─── SOURCE DATA
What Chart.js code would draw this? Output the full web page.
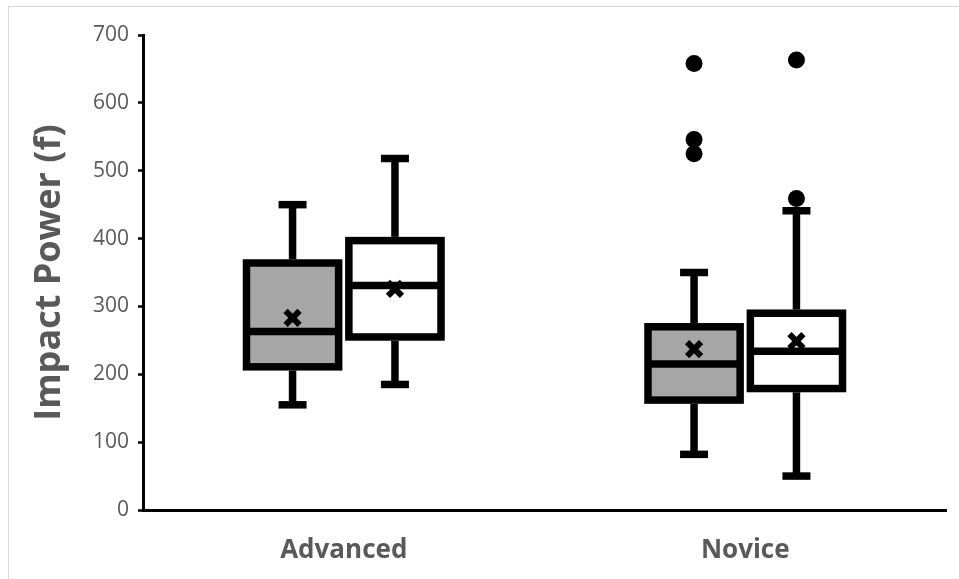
<!DOCTYPE html>
<html>
<head>
<meta charset="utf-8">
<script src="https://cdn.jsdelivr.net/npm/chart.js@4.4.0/dist/chart.umd.min.js"></script>
<style>
  html, body { margin: 0; padding: 0; background: #fff; }
  #wrap { position: relative; width: 959px; height: 579px; overflow: hidden; }
  #frame { position: absolute; left: 8px; top: 6px; right: -2px; bottom: -2px;
           border-top: 1px solid #d9d9d9; border-left: 1px solid #d9d9d9; }
  canvas { position: absolute; left: 0; top: 0; }
</style>
</head>
<body>
<div id="wrap">
  <div id="frame"></div>
  <canvas id="chart" width="959" height="579"></canvas>
</div>
<script>
//Kategorier och axel
const categories = ['Advanced', 'Novice'];
const yTicks = [0, 100, 200, 300, 400, 500, 600, 700];

//Grå serie (första boxen i varje grupp)
const grayMin = [155, 82];
const grayQ1 = [211, 162];
const grayMedian = [263, 215];
const grayQ3 = [364, 270];
const grayMax = [450, 350];
const grayMean = [283, 237];
const grayOutliers = [[], [658, 546, 525]];

//Vit serie (andra boxen i varje grupp)
const whiteMin = [185, 50];
const whiteQ1 = [255, 179];
const whiteMedian = [331, 234];
const whiteQ3 = [397, 290];
const whiteMax = [518, 441];
const whiteMean = [326, 249];
const whiteOutliers = [[], [663, 459]];

const series = [
  { min: grayMin, q1: grayQ1, med: grayMedian, q3: grayQ3, max: grayMax, mean: grayMean, out: grayOutliers },
  { min: whiteMin, q1: whiteQ1, med: whiteMedian, q3: whiteQ3, max: whiteMax, mean: whiteMean, out: whiteOutliers },
];

const LINE = 7.5;

//Ritar whiskers, kanter, median, medel och outliers
const boxPlot = {
  id: 'boxPlot',
  afterDatasetsDraw(chart) {
    const ctx = chart.ctx;
    const y = chart.scales.y;
    const seg = (x1, y1, x2, y2, w) => {
      ctx.lineWidth = w;
      ctx.beginPath();
      ctx.moveTo(x1, y1);
      ctx.lineTo(x2, y2);
      ctx.stroke();
    };
    ctx.save();
    ctx.strokeStyle = '#000';
    ctx.fillStyle = '#000';
    ctx.lineCap = 'butt';
    series.forEach((s, di) => {
      const meta = chart.getDatasetMeta(di);
      meta.data.forEach((bar, i) => {
        const x = bar.x;
        const w = bar.width;
        const top = y.getPixelForValue(s.q3[i]);
        const bot = y.getPixelForValue(s.q1[i]);
        const yMax = y.getPixelForValue(s.max[i]);
        const yMin = y.getPixelForValue(s.min[i]);

        //whiskers
        seg(x, top - LINE / 2, x, yMax, LINE);
        seg(x, bot + LINE / 2, x, yMin, LINE);
        seg(x - 14, yMax, x + 14, yMax, LINE);
        seg(x - 14, yMin, x + 14, yMin, LINE);

        //box
        ctx.lineWidth = LINE;
        ctx.strokeRect(x - w / 2, top, w, bot - top);

        //median
        const ym = y.getPixelForValue(s.med[i]);
        seg(x - w / 2, ym, x + w / 2, ym, LINE);

        //medel (kryss)
        const yMean = y.getPixelForValue(s.mean[i]);
        const h = 7;
        seg(x - h, yMean - h, x + h, yMean + h, 6);
        seg(x - h, yMean + h, x + h, yMean - h, 6);

        //outliers
        s.out[i].forEach((v) => {
          ctx.beginPath();
          ctx.arc(x, y.getPixelForValue(v), 8.5, 0, Math.PI * 2);
          ctx.fill();
        });
      });
    });
    ctx.restore();
  },
};

const chartData = {
  labels: categories,
  datasets: [
    {
      label: 'gray',
      data: categories.map((c, i) => [grayQ1[i], grayQ3[i]]),
      backgroundColor: '#a6a6a6',
      borderWidth: 0,
    },
    {
      label: 'white',
      data: categories.map((c, i) => [whiteQ1[i], whiteQ3[i]]),
      backgroundColor: '#ffffff',
      borderWidth: 0,
    },
  ],
};

const chartConfig = {
  type: 'bar',
  data: chartData,
  plugins: [boxPlot],
  options: {
    responsive: false,
    animation: false,
    categoryPercentage: 0.51,
    barPercentage: 0.9,
    layout: {
      padding: { top: 35, right: 13, left: 0, bottom: 0 },
    },
    plugins: {
      legend: { display: false },
      tooltip: { enabled: false },
    },
    scales: {
      x: {
        grid: { display: false, drawTicks: false },
        border: { display: true, color: '#000', width: 3 },
        ticks: {
          color: '#595959',
          padding: 25,
          font: { size: 26, weight: 'bold', family: '"Open Sans", sans-serif' },
        },
        afterFit: (scale) => { scale.height = 69; },
      },
      y: {
        min: 0,
        max: 700,
        afterBuildTicks: (scale) => { scale.ticks = yTicks.map((v) => ({ value: v })); },
        ticks: {
          color: '#595959',
          padding: 9,
          font: { size: 21, family: '"Open Sans", sans-serif' },
        },
        grid: {
          drawOnChartArea: false,
          drawTicks: true,
          tickLength: 5,
          tickColor: '#000',
          tickWidth: 2.5,
        },
        border: { display: true, color: '#000', width: 3 },
        title: {
          display: true,
          text: 'Impact Power (f)',
          color: '#595959',
          font: { size: 36, weight: 'bold', family: '"Open Sans", sans-serif' },
          padding: { top: 28, bottom: 0 },
        },
        afterFit: (scale) => { scale.width = 143; },
      },
    },
  },
};

window.mainChart = new Chart(document.getElementById('chart'), chartConfig);
</script>
</body>
</html>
──────
Without the images, write out each line of the data verbatim.

What Chart.js code would draw this? Output the full web page.
<!DOCTYPE html>
<html>
<head>
<meta charset="utf-8">
<script src="https://cdn.jsdelivr.net/npm/chart.js@4.4.0/dist/chart.umd.min.js"></script>
<style>
  html, body { margin: 0; padding: 0; background: #fff; }
  #wrap { position: relative; width: 959px; height: 579px; overflow: hidden; }
  #frame { position: absolute; left: 8px; top: 6px; right: -2px; bottom: -2px;
           border-top: 1px solid #d9d9d9; border-left: 1px solid #d9d9d9; }
  canvas { position: absolute; left: 0; top: 0; }
</style>
</head>
<body>
<div id="wrap">
  <div id="frame"></div>
  <canvas id="chart" width="959" height="579"></canvas>
</div>
<script>
//Kategorier och axel
const categories = ['Advanced', 'Novice'];
const yTicks = [0, 100, 200, 300, 400, 500, 600, 700];

//Grå serie (första boxen i varje grupp)
const grayMin = [155, 82];
const grayQ1 = [211, 162];
const grayMedian = [263, 215];
const grayQ3 = [364, 270];
const grayMax = [450, 350];
const grayMean = [283, 237];
const grayOutliers = [[], [658, 546, 525]];

//Vit serie (andra boxen i varje grupp)
const whiteMin = [185, 50];
const whiteQ1 = [255, 179];
const whiteMedian = [331, 234];
const whiteQ3 = [397, 290];
const whiteMax = [518, 441];
const whiteMean = [326, 249];
const whiteOutliers = [[], [663, 459]];

const series = [
  { min: grayMin, q1: grayQ1, med: grayMedian, q3: grayQ3, max: grayMax, mean: grayMean, out: grayOutliers },
  { min: whiteMin, q1: whiteQ1, med: whiteMedian, q3: whiteQ3, max: whiteMax, mean: whiteMean, out: whiteOutliers },
];

const LINE = 7.5;

//Ritar whiskers, kanter, median, medel och outliers
const boxPlot = {
  id: 'boxPlot',
  afterDatasetsDraw(chart) {
    const ctx = chart.ctx;
    const y = chart.scales.y;
    const seg = (x1, y1, x2, y2, w) => {
      ctx.lineWidth = w;
      ctx.beginPath();
      ctx.moveTo(x1, y1);
      ctx.lineTo(x2, y2);
      ctx.stroke();
    };
    ctx.save();
    ctx.strokeStyle = '#000';
    ctx.fillStyle = '#000';
    ctx.lineCap = 'butt';
    series.forEach((s, di) => {
      const meta = chart.getDatasetMeta(di);
      meta.data.forEach((bar, i) => {
        const x = bar.x;
        const w = bar.width;
        const top = y.getPixelForValue(s.q3[i]);
        const bot = y.getPixelForValue(s.q1[i]);
        const yMax = y.getPixelForValue(s.max[i]);
        const yMin = y.getPixelForValue(s.min[i]);

        //whiskers
        seg(x, top - LINE / 2, x, yMax, LINE);
        seg(x, bot + LINE / 2, x, yMin, LINE);
        seg(x - 14, yMax, x + 14, yMax, LINE);
        seg(x - 14, yMin, x + 14, yMin, LINE);

        //box
        ctx.lineWidth = LINE;
        ctx.strokeRect(x - w / 2, top, w, bot - top);

        //median
        const ym = y.getPixelForValue(s.med[i]);
        seg(x - w / 2, ym, x + w / 2, ym, LINE);

        //medel (kryss)
        const yMean = y.getPixelForValue(s.mean[i]);
        const h = 7;
        seg(x - h, yMean - h, x + h, yMean + h, 6);
        seg(x - h, yMean + h, x + h, yMean - h, 6);

        //outliers
        s.out[i].forEach((v) => {
          ctx.beginPath();
          ctx.arc(x, y.getPixelForValue(v), 8.5, 0, Math.PI * 2);
          ctx.fill();
        });
      });
    });
    ctx.restore();
  },
};

const chartData = {
  labels: categories,
  datasets: [
    {
      label: 'gray',
      data: categories.map((c, i) => [grayQ1[i], grayQ3[i]]),
      backgroundColor: '#a6a6a6',
      borderWidth: 0,
    },
    {
      label: 'white',
      data: categories.map((c, i) => [whiteQ1[i], whiteQ3[i]]),
      backgroundColor: '#ffffff',
      borderWidth: 0,
    },
  ],
};

const chartConfig = {
  type: 'bar',
  data: chartData,
  plugins: [boxPlot],
  options: {
    responsive: false,
    animation: false,
    categoryPercentage: 0.51,
    barPercentage: 0.9,
    layout: {
      padding: { top: 35, right: 13, left: 0, bottom: 0 },
    },
    plugins: {
      legend: { display: false },
      tooltip: { enabled: false },
    },
    scales: {
      x: {
        grid: { display: false, drawTicks: false },
        border: { display: true, color: '#000', width: 3 },
        ticks: {
          color: '#595959',
          padding: 25,
          font: { size: 26, weight: 'bold', family: '"Open Sans", sans-serif' },
        },
        afterFit: (scale) => { scale.height = 69; },
      },
      y: {
        min: 0,
        max: 700,
        afterBuildTicks: (scale) => { scale.ticks = yTicks.map((v) => ({ value: v })); },
        ticks: {
          color: '#595959',
          padding: 9,
          font: { size: 21, family: '"Open Sans", sans-serif' },
        },
        grid: {
          drawOnChartArea: false,
          drawTicks: true,
          tickLength: 5,
          tickColor: '#000',
          tickWidth: 2.5,
        },
        border: { display: true, color: '#000', width: 3 },
        title: {
          display: true,
          text: 'Impact Power (f)',
          color: '#595959',
          font: { size: 36, weight: 'bold', family: '"Open Sans", sans-serif' },
          padding: { top: 28, bottom: 0 },
        },
        afterFit: (scale) => { scale.width = 143; },
      },
    },
  },
};

window.mainChart = new Chart(document.getElementById('chart'), chartConfig);
</script>
</body>
</html>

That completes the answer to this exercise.